Archbishop Martin noted that Pope Benedict XVI had emphasized during his September visit to Great Britain that "all religious groups need each other in the face of the challenge of secularism." He said:
"I believe that we could talk in an analogous manner as we reflect on the future of Ireland. We who are concerned need to face the challenge of indifference about the future. We need to understand each other so that we can come together to address common goals."
What about the role of churches? A countercultural witness by the churches is called for today, the archbishop suggested. But, he said, "countercultural" does not imply "opposition or opting out of society." What "countercultural" implies is "a cogent and convincing presence, a presence untarnished by compromises with dominant visions or political correctness."
The archbishop acknowledged the "many differences and divisions" within his audience. Yet, he said, "we need to be united, even though divided. There are many Christian tasks that we can carry out even in the midst of division."
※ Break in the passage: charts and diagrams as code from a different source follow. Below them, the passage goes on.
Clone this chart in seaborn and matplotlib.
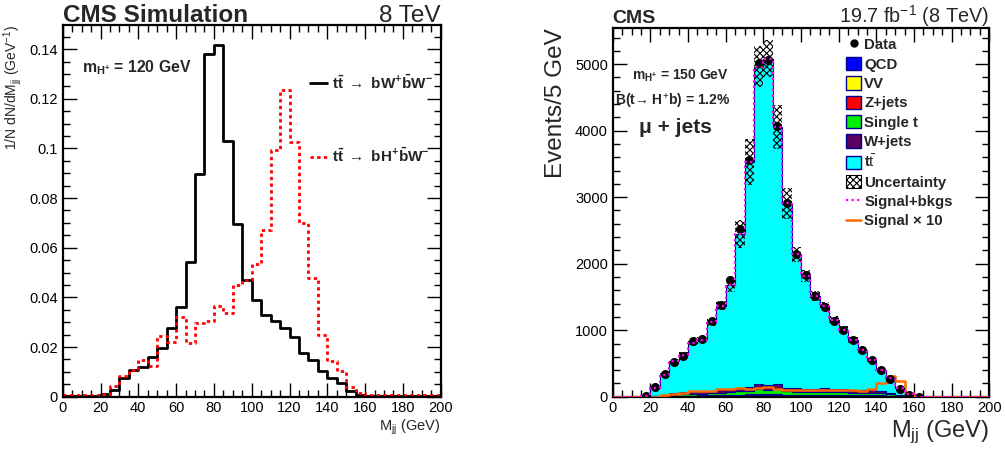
import numpy as np
import pandas as pd
import matplotlib
matplotlib.use("Agg")
import matplotlib.pyplot as plt
from matplotlib.lines import Line2D
from matplotlib.patches import Patch
from matplotlib.ticker import MultipleLocator
import seaborn as sns

# ---------------- data ----------------
edges = np.arange(0, 205, 5)
centers = edges[:-1] + 2.5
HB = dict(binwidth=5, binrange=(0, 200))

# left panel: normalised Mjj shapes (per 5 GeV bin)
shape_ww = [0.0003, 0.0003, 0.0003, 0.0003, 0.0010, 0.0028, 0.0075, 0.0108, 0.0119, 0.0160,
            0.0195, 0.0278, 0.0362, 0.0543, 0.0897, 0.1380, 0.1418, 0.1030, 0.0697, 0.0472,
            0.0389, 0.0329, 0.0306, 0.0275, 0.0242, 0.0178, 0.0148, 0.0102, 0.0075, 0.0057,
            0.0021, 0.0005, 0.0002, 0.0002, 0.0002, 0.0002, 0.0002, 0.0002, 0.0002, 0.0002]
shape_hw = [0.0006, 0.0006, 0.0006, 0.0006, 0.0012, 0.0044, 0.0084, 0.0108, 0.0146, 0.0124,
            0.0245, 0.0222, 0.0320, 0.0215, 0.0298, 0.0305, 0.0365, 0.0336, 0.0449, 0.0472,
            0.0536, 0.0672, 0.0993, 0.1234, 0.1024, 0.0699, 0.0479, 0.0249, 0.0144, 0.0102,
            0.0041, 0.0015, 0.0005, 0.0005, 0.0005, 0.0005, 0.0005, 0.0005, 0.0005, 0.0005]

# right panel: events / 5 GeV
data_evt = [0, 0, 0, 8, 145, 346, 522, 607, 833, 868,
            1145, 1385, 1762, 2515, 3560, 5025, 5065, 4070, 2917, 2149,
            1837, 1511, 1345, 1145, 1009, 848, 698, 557, 397, 266,
            115, 30, 2, 0, 0, 0, 0, 0, 0, 0]
qcd = [0, 0, 0, 0, 1, 5, 8, 10, 11, 12, 13, 15, 16, 20, 21, 28, 27, 28, 20, 19,
       17, 17, 19, 17, 17, 16, 15, 14, 14, 9, 4, 1, 0, 0, 0, 0, 0, 0, 0, 0]
vv = [0, 0, 0, 0, 0, 1, 2, 2, 2, 2, 3, 3, 3, 4, 4, 6, 5, 6, 4, 4,
      3, 3, 4, 3, 3, 3, 3, 3, 3, 2, 1, 0, 0, 0, 0, 0, 0, 0, 0, 0]
zjets = [0, 0, 0, 0, 0, 2, 4, 5, 5, 6, 6, 7, 8, 9, 10, 13, 13, 13, 9, 9,
         8, 8, 9, 8, 8, 7, 7, 7, 6, 4, 2, 0, 0, 0, 0, 0, 0, 0, 0, 0]
single_t = [0, 0, 0, 0, 2, 10, 19, 22, 26, 28, 30, 35, 38, 47, 49, 65, 63, 65, 47, 44,
            40, 38, 44, 38, 38, 37, 35, 33, 32, 21, 9, 2, 0, 0, 0, 0, 0, 0, 0, 0]
wjets = [0, 0, 0, 1, 2, 12, 22, 26, 31, 32, 33, 40, 45, 55, 56, 73, 72, 73, 55, 49,
         47, 44, 49, 44, 44, 42, 40, 38, 35, 24, 9, 2, 0, 0, 0, 0, 0, 0, 0, 0]
ttbar = [0, 0, 0, 4, 125, 300, 477, 567, 733, 778, 1035, 1270, 1577, 2305, 3390, 4780,
         4905, 3876, 2772, 2014, 1707, 1401, 1235, 1050, 899, 743, 598, 462, 307, 221,
         105, 40, 0, 0, 0, 0, 0, 0, 0, 0]
unc = [0, 0, 0, 1, 10, 20, 30, 40, 45, 45, 55, 65, 110, 210, 350, 310, 280, 330, 230, 110,
       90, 75, 70, 55, 50, 45, 35, 28, 22, 15, 8, 3, 0, 0, 0, 0, 0, 0, 0, 0]
signal_x10 = [0, 0, 0, 0, 0, 30, 40, 55, 80, 80, 90, 120, 120, 130, 115, 130, 140, 115, 105, 105,
              95, 95, 95, 105, 105, 95, 90, 120, 205, 316, 230, 55, 0, 0, 0, 0, 0, 0, 0, 0]

processes = ["tt", "W+jets", "Single t", "Z+jets", "VV", "QCD"]
proc_vals = {"tt": ttbar, "W+jets": wjets, "Single t": single_t,
             "Z+jets": zjets, "VV": vv, "QCD": qcd}
proc_colors = {"tt": "#00ffff", "W+jets": "#5a0060", "Single t": "#00ee00",
               "Z+jets": "#ff0000", "VV": "#ffff00", "QCD": "#0000ff"}

# ---------------- style ----------------
sns.set_theme(style="ticks")
plt.rcParams["font.family"] = ["Liberation Sans", "DejaVu Sans"]
plt.rcParams["mathtext.fontset"] = "custom"
plt.rcParams["mathtext.rm"] = "Liberation Sans"
plt.rcParams["mathtext.it"] = "Liberation Sans:italic"
plt.rcParams["mathtext.bf"] = "Liberation Sans:bold"
plt.rcParams["hatch.linewidth"] = 0.8

fig = plt.figure(figsize=(10.05, 4.54), dpi=100)
axL = fig.add_axes([0.0624, 0.1262, 0.3761, 0.8187])
axR = fig.add_axes([0.6097, 0.1262, 0.3747, 0.8115])


def root_ticks(ax, xmin, xmaj, ymaj, ymin):
    ax.xaxis.set_major_locator(MultipleLocator(xmaj))
    ax.xaxis.set_minor_locator(MultipleLocator(xmin))
    ax.yaxis.set_major_locator(MultipleLocator(ymaj))
    ax.yaxis.set_minor_locator(MultipleLocator(ymin))
    ax.tick_params(which="both", direction="in", top=True, right=True,
                   labelsize=10.5, colors="black", width=1.0)
    ax.tick_params(which="major", length=10)
    ax.tick_params(which="minor", length=5)
    ax.tick_params(axis="x", pad=3)
    for s in ax.spines.values():
        s.set_linewidth(1.6)
        s.set_color("black")


# ---------------- left panel ----------------
dfL = pd.DataFrame({"mjj": centers, "ww": shape_ww, "hw": shape_hw})
sns.histplot(data=dfL, x="mjj", weights="ww", element="step", fill=False,
             color="black", linewidth=2.0, ax=axL, **HB)
sns.histplot(data=dfL, x="mjj", weights="hw", element="step", fill=False,
             color="red", linewidth=2.0, linestyle=(0, (1.2, 1.2)), ax=axL, **HB)
axL.set_xlim(0, 200)
axL.set_ylim(0, 0.1497)
root_ticks(axL, 5, 20, 0.02, 0.005)
axL.set_yticks([0, 0.02, 0.04, 0.06, 0.08, 0.1, 0.12, 0.14])
axL.set_yticklabels(["0", "0.02", "0.04", "0.06", "0.08", "0.1", "0.12", "0.14"])
axL.set_xlabel(r"M$_{\rm jj}$ (GeV)", fontsize=10.5, loc="right", labelpad=2)
axL.set_ylabel(r"1/N dN/dM$_{\rm jj}$ (GeV$^{-1}$)", fontsize=10, loc="top", labelpad=4)
axL.text(0.0, 1.008, "CMS Simulation", transform=axL.transAxes, fontsize=17.5,
         fontweight="bold", ha="left", va="baseline")
axL.text(1.0, 1.008, "8 TeV", transform=axL.transAxes, fontsize=17.5,
         ha="right", va="baseline")
axL.text(0.05, 0.885, r"$\mathbf{m_{H^{+}}}$ = 120 GeV", transform=axL.transAxes,
         fontsize=11.3, fontweight="bold", ha="left", va="center")
hL = [Line2D([], [], color="black", lw=2.0),
      Line2D([], [], color="red", lw=2.0, linestyle=(0, (1.2, 1.2)))]
labL = [r"$\mathbf{t\bar{t}}\ \rightarrow\ \mathbf{bW^{+}\bar{b}W^{-}}$",
        r"$\mathbf{t\bar{t}}\ \rightarrow\ \mathbf{bH^{+}\bar{b}W^{-}}$"]
axL.legend(hL, labL, loc="upper left", bbox_to_anchor=(0.655, 0.87), frameon=False,
           fontsize=11, handlelength=1.1, handletextpad=0.3, labelspacing=3.6,
           borderpad=0, borderaxespad=0)

# ---------------- right panel ----------------
rows = []
for p in processes:
    for c, v in zip(centers, proc_vals[p]):
        rows.append({"mjj": c, "w": v, "proc": p})
dfR = pd.DataFrame(rows)
sns.histplot(data=dfR, x="mjj", weights="w", hue="proc", hue_order=processes,
             palette=proc_colors, multiple="stack", element="step",
             fill=True, alpha=1.0, edgecolor="#000090", linewidth=0.8,
             legend=False, ax=axR, **HB)

total = np.sum([np.asarray(proc_vals[p]) for p in processes], axis=0)
unc_arr = np.asarray(unc)
axR.bar(centers, 2 * unc_arr, bottom=total - unc_arr, width=5, fill=False,
        hatch="xxxxx", edgecolor="black", linewidth=0, zorder=3)

dfS = pd.DataFrame({"mjj": centers, "sig": signal_x10, "tot": total})
sns.histplot(data=dfS, x="mjj", weights="sig", element="step", fill=False,
             color="#ff6a00", linewidth=1.8, ax=axR, zorder=4, **HB)

mask = (centers > 15) & (centers < 165)
axR.plot(centers[mask], np.asarray(data_evt)[mask], "o", color="black",
         markersize=5.5, zorder=5)
sns.histplot(data=dfS, x="mjj", weights="tot", element="step", fill=False,
             color="#ff00ff", linewidth=1.6, linestyle=(0, (1.0, 1.5)), ax=axR, zorder=6, **HB)

axR.set_xlim(0, 200)
axR.set_ylim(0, 5540)
root_ticks(axR, 5, 20, 1000, 200)
axR.set_xlabel(r"M$_{\rm jj}$ (GeV)", fontsize=17, loc="right", labelpad=3)
axR.set_ylabel("Events/5 GeV", fontsize=17.5, loc="top", labelpad=6)
axR.text(0.0, 1.015, "CMS", transform=axR.transAxes, fontsize=14,
         fontweight="bold", ha="left", va="baseline")
axR.text(1.0, 1.015, r"19.7 fb$^{-1}$ (8 TeV)", transform=axR.transAxes, fontsize=14.3,
         ha="right", va="baseline")
axR.text(0.05, 0.87, r"$\mathbf{m_{H^{+}}}$ = 150 GeV", transform=axR.transAxes,
         fontsize=10, fontweight="bold", ha="left", va="center")
axR.text(0.005, 0.80, "B(t\u2192 H$^{+}$b) = 1.2%", transform=axR.transAxes,
         fontsize=10, fontweight="bold", ha="left", va="center")
axR.text(0.07, 0.73, "\u03bc + jets", transform=axR.transAxes,
         fontsize=15, fontweight="bold", ha="left", va="center")

hR = [Line2D([], [], color="black", marker="o", linestyle="none", markersize=5),
      Patch(facecolor=proc_colors["QCD"], edgecolor="#000090", lw=1),
      Patch(facecolor=proc_colors["VV"], edgecolor="#000090", lw=1),
      Patch(facecolor=proc_colors["Z+jets"], edgecolor="#000090", lw=1),
      Patch(facecolor=proc_colors["Single t"], edgecolor="#000090", lw=1),
      Patch(facecolor=proc_colors["W+jets"], edgecolor="#000090", lw=1),
      Patch(facecolor=proc_colors["tt"], edgecolor="#000090", lw=1),
      Patch(facecolor="white", edgecolor="black", hatch="xxxxx", lw=0.8),
      Line2D([], [], color="#ff00ff", lw=1.6, linestyle=(0, (1.0, 1.5))),
      Line2D([], [], color="#ff6a00", lw=1.8)]
labR = ["Data", "QCD", "VV", "Z+jets", "Single t", "W+jets", r"t$\bar{\rm t}$",
        "Uncertainty", "Signal+bkgs", "Signal \u00d7 10"]
legR = axR.legend(hR, labR, loc="upper left", bbox_to_anchor=(0.62, 0.975), frameon=False,
                  fontsize=10.8, handlelength=1.0, handleheight=1.0, handletextpad=0.2,
                  labelspacing=0.3, borderpad=0, borderaxespad=0)
for t in legR.get_texts():
    t.set_fontweight("bold")

fig.savefig("out.png", dpi=100)
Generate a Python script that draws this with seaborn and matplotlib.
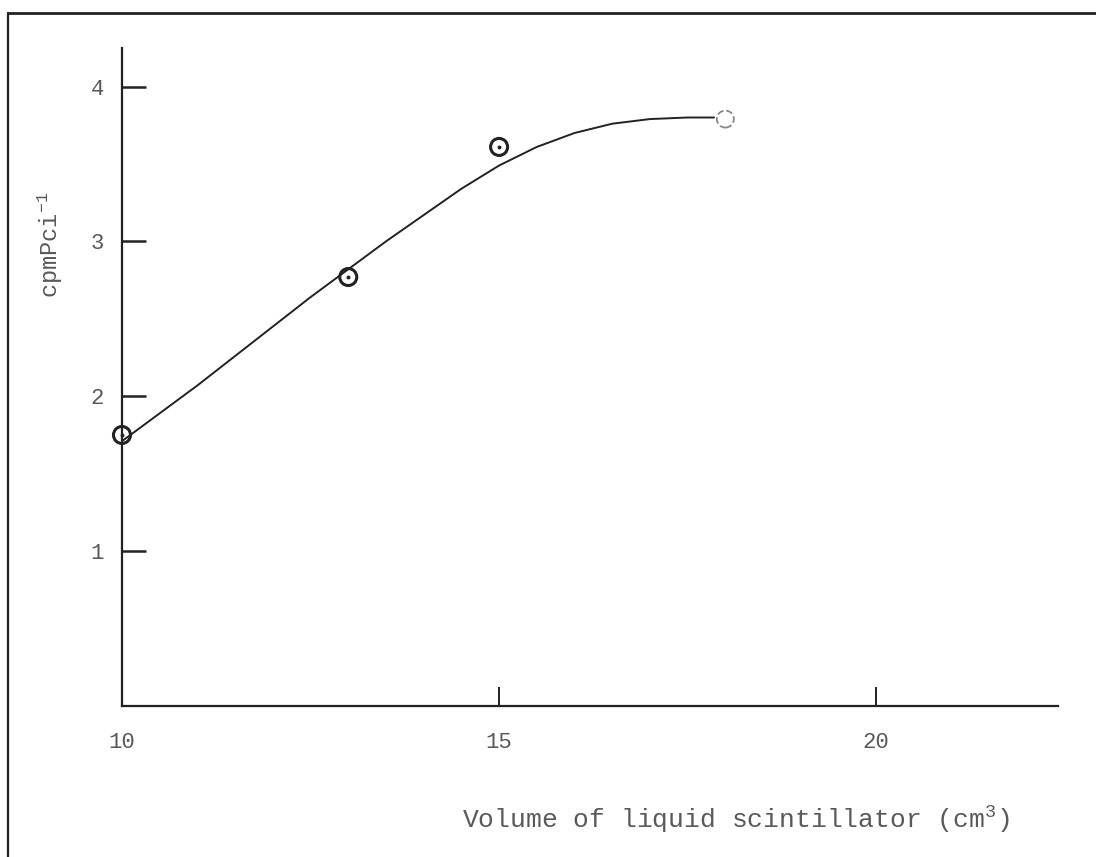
import matplotlib
matplotlib.use('Agg')
import matplotlib.pyplot as plt
from matplotlib.lines import Line2D
import pandas as pd
import seaborn as sns

# measured points (volume in cm3, cpm per pCi)
volume = [10, 13, 15, 18]
cpm = [1.75, 2.77, 3.61, 3.79]

# hand drawn curve
curve_x = [10.0, 10.5, 11.0, 11.5, 12.0, 12.5, 13.0, 13.5, 14.0, 14.5,
           15.0, 15.5, 16.0, 16.5, 17.0, 17.5, 17.85]
curve_y = [1.71, 1.89, 2.07, 2.26, 2.45, 2.64, 2.82, 3.00, 3.17, 3.34,
           3.49, 3.61, 3.70, 3.76, 3.79, 3.80, 3.80]

x_ticks = [10, 15, 20]
y_ticks = [1, 2, 3, 4]

points = pd.DataFrame({'volume': volume, 'cpm': cpm})
curve = pd.DataFrame({'volume': curve_x, 'cpm': curve_y})

sns.set_theme(style='white')
plt.rcParams['font.family'] = ['Liberation Mono', 'DejaVu Sans Mono']
plt.rcParams['mathtext.fontset'] = 'custom'
plt.rcParams['mathtext.rm'] = 'Liberation Mono'
plt.rcParams['mathtext.default'] = 'rm'

ink = '#222222'
type_ink = '#5a5a5a'

fig = plt.figure(figsize=(10.96, 8.57), dpi=100)
ax = fig.add_axes([0.1113, 0.1762, 0.854, 0.768])

sns.lineplot(data=curve, x='volume', y='cpm', ax=ax, color=ink, linewidth=1.4,
             sort=False, estimator=None)

# circled points, the last one is fainter on the scan
sns.scatterplot(data=points.iloc[:3], x='volume', y='cpm', ax=ax, s=150,
                facecolor='none', edgecolor=ink, linewidth=2.2, clip_on=False, zorder=5)
sns.scatterplot(data=points.iloc[:3], x='volume', y='cpm', ax=ax, s=8,
                color=ink, linewidth=0, clip_on=False, zorder=6)
sns.scatterplot(data=points.iloc[3:], x='volume', y='cpm', ax=ax, s=150,
                facecolor='none', edgecolor='#888888', linewidth=1.3,
                linestyle='--', clip_on=False, zorder=5)

ax.set_xlim(10, 22.41)
ax.set_ylim(0, 4.25)
ax.set_xticks(x_ticks)
ax.set_yticks(y_ticks)
ax.tick_params(axis='x', bottom=True, direction='in', length=14, width=1.4, color=ink,
               pad=19, labelsize=16, labelcolor=type_ink)
ax.tick_params(axis='y', left=True, direction='in', length=17, width=1.8, color=ink,
               pad=13, labelsize=16, labelcolor=type_ink)

sns.despine(ax=ax)
for side in ['left', 'bottom']:
    ax.spines[side].set_color(ink)
    ax.spines[side].set_linewidth(1.6)

ax.set_xlabel('Volume of liquid scintillator (cm$^3$)', fontsize=19,
              color=type_ink, va='center')
ax.xaxis.set_label_coords(0.656, -0.173)
ax.set_ylabel('cpmPci$^{-1}$', fontsize=17, color=type_ink, va='center')
ax.yaxis.set_label_coords(-0.077, 0.70)

# page frame from the scan
fig.add_artist(Line2D([8 / 1096, 1], [1 - 13 / 857, 1 - 13 / 857],
                      transform=fig.transFigure, color=ink, linewidth=2))
fig.add_artist(Line2D([8 / 1096, 8 / 1096], [0, 1 - 13 / 857],
                      transform=fig.transFigure, color=ink, linewidth=1.6))

fig.savefig('out.png', dpi=100, facecolor='white')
He said: "We need to be together in a space - as we are this evening -- in which each of us can breathe our own identity and flourish in that identity, and be embraced and enhanced by the other in our identity."
The archbishop expressed this hope: "If we can develop a process of coming together in such terms, perhaps then, through our process of overcoming division, we will together be able to make a real contribution to healing a world which is torn and divided, culturally economically, politically and religiously."
8. Final Note: John Henry Newman's Pastoral Ministry
Toward the end of his Sept. 19 homily for the beatification of Cardinal John Henry Newman in Birmingham, England, Pope Benedict XVI turned attention to the British church leader's pastoral ministry. "While it is John Henry Newman's intellectual legacy that has understandably received most attention in the vast literature devoted to his life and work, I prefer on this occasion to conclude with a brief reflection on his life as a priest, a pastor of souls," the pope said.
He called attention to "the warmth and humanity underlying [Cardinal Newman's] appreciation of the pastoral ministry." This, the pope said, was beautifully expressed in one of his famous sermons in which he said:
"Had angels been your priests, my brethren, they could not have condoled with you, sympathized with you, have had compassion on you, felt tenderly for you and made allowances for you, as we can; they could not have been your patterns and guides, and have led you on from your old selves into a new life, as they can who come from the midst of you" ("Men, Not Angels: The Priests of the Gospel," "Discourses to Mixed Congregations," 3).
Pope Benedict continued: "[Cardinal Newman] lived out that profoundly human vision of priestly ministry in his devoted care for the people of Birmingham during the years that he spent at the oratory he founded -- visiting the sick and the poor, comforting the bereaved, caring for those in prison. No wonder that on his death so many thousands of people lined the local streets as his body was taken to its place of burial not half a mile from here."